Cordillera de Fuego

  • Tasting Notes Cinnamon bun, sweet spice and brown sugar
  • Location Alajuela, Costa Rica
  • Elevation 1275 - 1300 M
  • Details Anaerobic natural Caturra/Catuai
£12.00

We're very pleased to bring this Costa Rican bombshell back for the fourth year in a row from Cordillera de Fuego in the Alajuela region. Yet another great example of using specifically designed and controlled anaerobic fermentation to achieve some extraordinary flavour characteristics.

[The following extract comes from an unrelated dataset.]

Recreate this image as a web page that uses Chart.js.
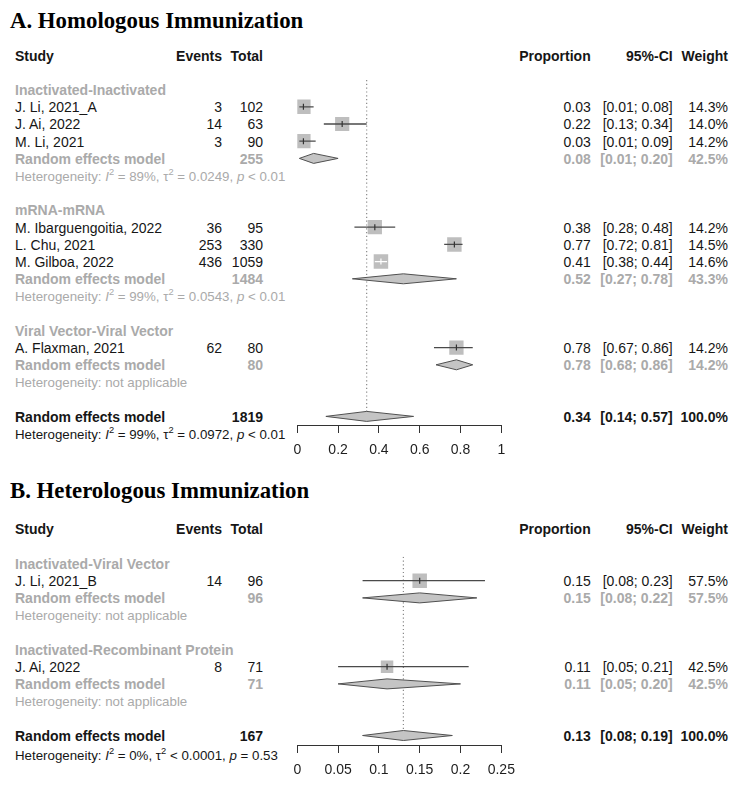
<!DOCTYPE html>
<html><head><meta charset="utf-8">
<script src="https://cdn.jsdelivr.net/npm/chart.js@4.4.0/dist/chart.umd.min.js"></script>
<style>
html,body{margin:0;padding:0;background:#fff;}
#page{position:relative;width:740px;height:787px;overflow:hidden;font-family:"Liberation Sans",Arial,sans-serif;font-size:14px;color:#161616;}
.t{position:absolute;white-space:nowrap;line-height:17px;height:17px;}
.g{color:#aaaaaa;}
.b{font-weight:bold;}
.h{font-size:13.3px;}
.title{position:absolute;left:10px;font-family:"Liberation Serif","Times New Roman",serif;font-weight:bold;font-size:22.8px;line-height:26px;height:26px;white-space:nowrap;color:#000;}
canvas{position:absolute;left:0;}
sup{font-size:70%;line-height:0;position:relative;top:-0.1em;vertical-align:super;}
</style>
</head><body>
<div id="page"></div>
<script>
// ---------- Panel A: Homologous Immunization ----------
const titleA = "A. Homologous Immunization";
const ticksA = [0, 0.2, 0.4, 0.6, 0.8, 1];
const groupsA = ["Inactivated-Inactivated", "mRNA-mRNA", "Viral Vector-Viral Vector"];
const studiesA = ["J. Li, 2021_A", "J. Ai, 2022", "M. Li, 2021", "M. Ibarguengoitia, 2022", "L. Chu, 2021", "M. Gilboa, 2022", "A. Flaxman, 2021"];
const studyGroupA = [0, 0, 0, 1, 1, 1, 2];
const eventsA = [3, 14, 3, 36, 253, 436, 62];
const totalsA = [102, 63, 90, 95, 330, 1059, 80];
const propA = [0.03, 0.22, 0.03, 0.38, 0.77, 0.41, 0.78];
const lowerA = [0.01, 0.13, 0.01, 0.28, 0.72, 0.38, 0.67];
const upperA = [0.08, 0.34, 0.09, 0.48, 0.81, 0.44, 0.86];
const weightA = [14.3, 14.0, 14.2, 14.2, 14.5, 14.6, 14.2];
const subTotalA = [255, 1484, 80];
const subPropA = [0.08, 0.52, 0.78];
const subLowerA = [0.01, 0.27, 0.68];
const subUpperA = [0.20, 0.78, 0.86];
const subWeightA = [42.5, 43.3, 14.2];
const subI2A = ["= 89%", "= 99%", null];
const subTau2A = ["= 0.0249", "= 0.0543", null];
const subPA = ["< 0.01", "< 0.01", null];
const overallA = [1819, 0.34, 0.14, 0.57, 100.0];      // total, proportion, lower, upper, weight
const overallHetA = ["= 99%", "= 0.0972", "< 0.01"];   // I2, tau2, p

// ---------- Panel B: Heterologous Immunization ----------
const titleB = "B. Heterologous Immunization";
const ticksB = [0, 0.05, 0.1, 0.15, 0.2, 0.25];
const groupsB = ["Inactivated-Viral Vector", "Inactivated-Recombinant Protein"];
const studiesB = ["J. Li, 2021_B", "J. Ai, 2022"];
const studyGroupB = [0, 1];
const eventsB = [14, 8];
const totalsB = [96, 71];
const propB = [0.15, 0.11];
const lowerB = [0.08, 0.05];
const upperB = [0.23, 0.21];
const weightB = [57.5, 42.5];
const subTotalB = [96, 71];
const subPropB = [0.15, 0.11];
const subLowerB = [0.08, 0.05];
const subUpperB = [0.22, 0.20];
const subWeightB = [57.5, 42.5];
const subI2B = [null, null];
const subTau2B = [null, null];
const subPB = [null, null];
const overallB = [167, 0.13, 0.08, 0.19, 100.0];
const overallHetB = ["= 0%", "< 0.0001", "= 0.53"];

const headers = ["Study", "Events", "Total", "Proportion", "95%-CI", "Weight"];

// ---------- layout ----------
const PITCH = 17.2;
const COL = {name: 15, events: 222, total: 263, prop: 590.7, ci: 672.7, weight: 728};
const page = document.getElementById('page');

function esc(s){return s.replace(/&/g,'&amp;').replace(/</g,'&lt;').replace(/>/g,'&gt;');}
function addText(html, x, yc, right, cls){
  const d = document.createElement('div');
  d.className = 't ' + (cls || '');
  d.innerHTML = html;
  d.style.top = (yc - 8.5) + 'px';
  if (right) d.style.right = (740 - x) + 'px'; else d.style.left = x + 'px';
  page.appendChild(d);
}
function hetHtml(i2, tau2, p){
  if (i2 === null) return 'Heterogeneity: not applicable';
  return 'Heterogeneity: <i>I</i><sup>2</sup> ' + esc(i2) + ', &tau;<sup>2</sup> ' + esc(tau2) + ', <i>p</i> ' + esc(p);
}
function fmtCI(lo, hi){ return '[' + lo.toFixed(2) + '; ' + hi.toFixed(2) + ']'; }

function buildPanel(P){
  const yOf = r => P.row0Y + r * PITCH;
  const ty = r => yOf(r) + 0.8;
  // title
  const t = document.createElement('div');
  t.className = 'title'; t.textContent = P.title; t.style.top = (P.titleY - 13) + 'px';
  page.appendChild(t);
  // headers
  addText(headers[0], COL.name, ty(-2), false, 'b');
  addText(headers[1], COL.events, ty(-2), true, 'b');
  addText(headers[2], COL.total, ty(-2), true, 'b');
  addText(headers[3], COL.prop, ty(-2), true, 'b');
  addText(headers[4], COL.ci, ty(-2), true, 'b');
  addText(headers[5], COL.weight, ty(-2), true, 'b');

  let r = 0;
  const studyRow = [], subRow = [];
  P.groups.forEach((g, gi) => {
    addText(esc(g), COL.name, ty(r), false, 'g b'); r++;
    P.studyGroup.forEach((sg, si) => {
      if (sg !== gi) return;
      studyRow[si] = r;
      addText(esc(P.studies[si]), COL.name, ty(r), false, '');
      addText(String(P.events[si]), COL.events, ty(r), true, '');
      addText(String(P.totals[si]), COL.total, ty(r), true, '');
      addText(P.prop[si].toFixed(2), COL.prop, ty(r), true, '');
      addText(fmtCI(P.lower[si], P.upper[si]), COL.ci, ty(r), true, '');
      addText(P.weight[si].toFixed(1) + '%', COL.weight, ty(r), true, '');
      r++;
    });
    subRow[gi] = r;
    addText('Random effects model', COL.name, ty(r), false, 'g b');
    addText(String(P.subTotal[gi]), COL.total, ty(r), true, 'g b');
    addText(P.subProp[gi].toFixed(2), COL.prop, ty(r), true, 'g b');
    addText(fmtCI(P.subLower[gi], P.subUpper[gi]), COL.ci, ty(r), true, 'g b');
    addText(P.subWeight[gi].toFixed(1) + '%', COL.weight, ty(r), true, 'g b');
    r++;
    addText(hetHtml(P.subI2[gi], P.subTau2[gi], P.subP[gi]), COL.name, ty(r), false, 'g h');
    r += 2;
  });
  const oRow = r;
  const ov = P.overall;
  addText('Random effects model', COL.name, ty(oRow), false, 'b');
  addText(String(ov[0]), COL.total, ty(oRow), true, 'b');
  addText(ov[1].toFixed(2), COL.prop, ty(oRow), true, 'b');
  addText(fmtCI(ov[2], ov[3]), COL.ci, ty(oRow), true, 'b');
  addText(ov[4].toFixed(1) + '%', COL.weight, ty(oRow), true, 'b');
  addText(hetHtml(P.overallHet[0], P.overallHet[1], P.overallHet[2]), COL.name, ty(oRow + 1) + P.hetShift, false, 'h');

  // ---------- chart ----------
  const cv = document.createElement('canvas');
  cv.width = 740; cv.height = P.canvasH;
  cv.style.top = P.canvasTop + 'px';
  cv.style.width = '740px'; cv.style.height = P.canvasH + 'px';
  page.appendChild(cv);

  const yMin = (P.plotTop - P.row0Y) / PITCH;
  const yMax = (P.axisY - P.row0Y) / PITCH;
  const AXIS_H = 35;
  const SQ = 14.5;           // side of the largest square, px
  const DH = 5 / PITCH;      // half height of diamonds, in rows
  const maxW = Math.max(...P.weight);
  const sides = P.weight.map(w => SQ * Math.sqrt(w / maxW));
  // CI entirely hidden inside its square -> drawn in white
  const inside = (c, i) => {
    const xs = c.chart.scales.x;
    const e = xs.getPixelForValue(P.prop[i]);
    return (e - xs.getPixelForValue(P.lower[i])) < sides[i] / 2 && (xs.getPixelForValue(P.upper[i]) - e) < sides[i] / 2;
  };

  const datasets = [];
  // dotted reference line at the overall estimate
  datasets.push({data: [{x: ov[1], y: yMin}, {x: ov[1], y: oRow}], showLine: true, borderColor: '#8a8a8a',
    borderWidth: 1.2, borderDash: [1.2, 2.6], pointRadius: 0, order: 6});
  // squares
  datasets.push({data: P.prop.map((v, i) => ({x: v, y: studyRow[i]})), pointStyle: 'rect',
    pointRadius: sides.map(s => s / Math.SQRT2), backgroundColor: '#bebebe', borderWidth: 0, order: 5});
  // confidence intervals
  P.prop.forEach((v, i) => {
    datasets.push({data: [{x: P.lower[i], y: studyRow[i]}, {x: P.upper[i], y: studyRow[i]}], showLine: true,
      borderWidth: 1.3, pointRadius: 0, order: 3,
      borderColor: (c) => inside(c, i) ? '#ffffff' : '#4a4a4a'});
  });
  // estimate ticks
  datasets.push({data: P.prop.map((v, i) => ({x: v, y: studyRow[i]})), pointStyle: 'line', rotation: 90,
    pointRadius: 3, pointBorderWidth: 1.2, order: 2,
    pointBorderColor: (c) => (c.dataIndex !== undefined && inside(c, c.dataIndex)) ? '#ffffff' : '#333333'});
  // diamonds
  const diamond = (est, lo, hi, row) => ({
    data: [{x: lo, y: row}, {x: est, y: row - DH}, {x: hi, y: row}, {x: est, y: row + DH}, {x: lo, y: row}],
    showLine: true, fill: 'shape', backgroundColor: '#c4c4c4', borderColor: '#505050', borderWidth: 1,
    pointRadius: 0, order: 4});
  P.groups.forEach((g, gi) => datasets.push(diamond(P.subProp[gi], P.subLower[gi], P.subUpper[gi], subRow[gi])));
  datasets.push(diamond(ov[1], ov[2], ov[3], oRow));

  new Chart(cv, {
    type: 'scatter',
    data: {datasets},
    options: {
      responsive: false, animation: false, events: [],
      layout: {padding: {left: 297.3, right: 740 - 501.3, top: P.plotTop - P.canvasTop,
        bottom: P.canvasTop + P.canvasH - P.axisY - AXIS_H}},
      plugins: {legend: {display: false}, tooltip: {enabled: false}},
      elements: {line: {tension: 0}},
      scales: {
        x: {type: 'linear', min: P.ticks[0], max: P.ticks[P.ticks.length - 1], offset: false,
          afterFit: (s) => { s.height = AXIS_H; },
          afterBuildTicks: (s) => { s.ticks = P.ticks.map(v => ({value: v})); },
          grid: {drawOnChartArea: false, drawTicks: true, tickLength: 8, color: '#333', lineWidth: 1},
          border: {display: true, color: '#333', width: 1},
          ticks: {autoSkip: false, maxRotation: 0, padding: 9, color: '#1e1e1e',
            font: {family: '"Liberation Sans", Arial, sans-serif', size: 14},
            callback: (v) => String(v)}},
        y: {type: 'linear', display: false, reverse: true, min: yMin, max: yMax}
      }
    }
  });
}

buildPanel({title: titleA, ticks: ticksA, groups: groupsA, studies: studiesA, studyGroup: studyGroupA,
  events: eventsA, totals: totalsA, prop: propA, lower: lowerA, upper: upperA, weight: weightA,
  subTotal: subTotalA, subProp: subPropA, subLower: subLowerA, subUpper: subUpperA, subWeight: subWeightA,
  subI2: subI2A, subTau2: subTau2A, subP: subPA, overall: overallA, overallHet: overallHetA,
  row0Y: 89.6, titleY: 20.7, plotTop: 80, axisY: 425, canvasTop: 0, canvasH: 470, hetShift: 0});

buildPanel({title: titleB, ticks: ticksB, groups: groupsB, studies: studiesB, studyGroup: studyGroupB,
  events: eventsB, totals: totalsB, prop: propB, lower: lowerB, upper: upperB, weight: weightB,
  subTotal: subTotalB, subProp: subPropB, subLower: subLowerB, subUpper: subUpperB, subWeight: subWeightB,
  subI2: subI2B, subTau2: subTau2B, subP: subPB, overall: overallB, overallHet: overallHetB,
  row0Y: 563.5, titleY: 490.7, plotTop: 556.7, axisY: 745, canvasTop: 470, canvasH: 317, hetShift: 2});
</script>
</body></html>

The Cordillera de Fuego mill (beneficio) started in 2015 by two families, headed by their patrons Don Luis Campos (L in pic below) and Don Jose Fransisco de Jesus Fernandez Arias (Coco for short), with over 100 years of family history in coffee production between them. Their ‘signature’ coffee is this Anaerobic Natural that we buy, but of course that’s not all they do. They have another more intense fermentation they call ‘Thermic’ as well as washed, naturals and honeys that go to different market-places. An early lesson learned which re-enforced knowledge from previous trips is that every coffee has a home: the high quality, high scoring lots, the ‘good’ standard coffees and the not so good stuff. At its core, coffee production is agriculture and everything that gets harvested has a market. 10% of their production goes to the speciality market, the remainder is washed and goes to the commercial market.

Don Luis is the fermentation expert, having started experimenting back in 2006 with Anaerobics and then Carbonic Maceration in 2012. Measuring CO2, brix, pressure, pH, and temperature and then they built their own ‘fermentation machine’ (which we were not allowed to see). As well as production from their own farm, they buy cherry from 200 producers. For their signature anaerobic and thermic coffees they buy Caturra-Catuai from 6 high altitude (over 1600m) high quality farms in the Tarrazu region . They are processed as separate lots, but the really clever thing is that they use a mix of mucilage from all 6 farms to add to each fermentation for each lot. This means that micro-organisms on the skin and in the mucilage across the 6 farms creates a homogenised fermentation pot of goodness.

It took 6 years to master this twist on an anaerobic fermentation process which began with considering some fundamental principles: the coffee cherry is a fruit and the mucilage is the juice. The flavour of the fruits is concentrated in the juice and not the seeds. The mucilage will have differing levels of sugars according to the ripeness of the cherry, its variety, the time of year and the nutrients available in the soil, and therefore the mucilage across a ‘lot’ of coffee will have several flavours.

Their particular process uses a mucilage 'gel' donor. Intriguing eh ! This is how it works.

Cherries are harvested at 26 Brix and then placed inside stainless steels fermentation tanks. An additional selection is made for the coffees that will be the donors of the mucilage and these also have to be very ripe with a Brix reading close to 26. The mucilage donor cherries are pulped and the parchment is then passed through the demucilagination machine, tightly packed to create a mucilage ‘gel’.

This gel is then added into the fermentation tanks with the amount of gel enough to cover the entire mass of parchment, and mixed thoroughly to ensure homogeneity. Then the fermentation begins and is monitored and controlled by the temperature and pH (different yeasts and bacteria have their own favoured temperature range for active metabolism). Typically the process lasts between 18 and 23 hours.

One of the successful elements of any fermentation is to stop it once all the sugars of the mucilage have been consumed, but before alcohol is produced. During the fermentation the release of CO2 produced in the sealed tanks exerts a very high pressure and facilitates the flavour pre-cursors of the fermentation as well as the more volatile flavour components of the actual juice to be forced into the seeds themselves.

Once the measurement and the fermentation has reached the optimum level the tanks are opened very carefully (due to the high pressure), drained, and the coffee removed and taken directly to the drying beds in the sun for a minimum of 4 hours. This is a crucial and necessary step which must be carefully coordinated with the available daylight to ensure the fermentation is stopped. Otherwise the desirable flavours could be destroyed if fermentation is allowed to continue.

The result is quite something. Sweet, syrupy and very boozy. Yup - it's a whole mouthful of flavour.